元公明党古参議員らが明らかにしたが、1975年ごろ創価学会による合法的な日本占領計画が練り上げられたという。三段階による政権奪取プログラムである。園筋書きは以下である。
第1段階:自民党との連合政権(1980年ごろ)
第2段階:大臣ポストを3つ取る(法務、厚生、文部)
第3段階:総理大臣ポストをとって政権を掌握する
1980年代は矢野氏らが目指した公明党の戦略「中道革新連合政権構想」は、池田氏からすると政権を奪取する過程にすぎず、「国民向けポーズ」であって、池田氏の連立構想は最初から自公連立であったらしい。1994年9月14日池田氏は新聞記者と懇談会を開いた席で「もともと私の理想は自公政権です。中道はポーズに過ぎません」と公言した。それを「フォーカス」がすっぱ抜いた。池田氏の口癖は「最後の敵は共産党だ」であった。
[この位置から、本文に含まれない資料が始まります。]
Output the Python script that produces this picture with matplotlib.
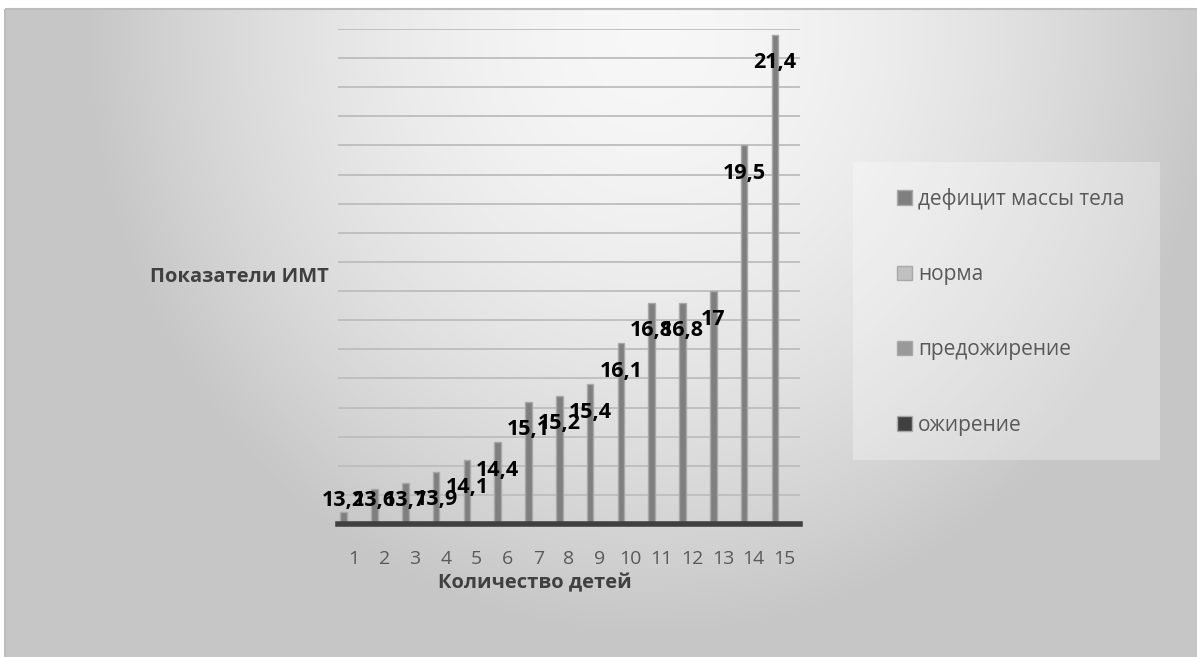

自衛隊に勢力を伸ばしている創価学会青年部のクーデター計画も漫画であれいいが、オーム真理教の暴発もあり「日本ハイジャック」は決して無視はできない。近年池田氏は息子を創価学会最高ポストにつけ世襲制を狙っているという噂もあり、北朝鮮のキムジョンイル王朝ばかりを笑っていられない。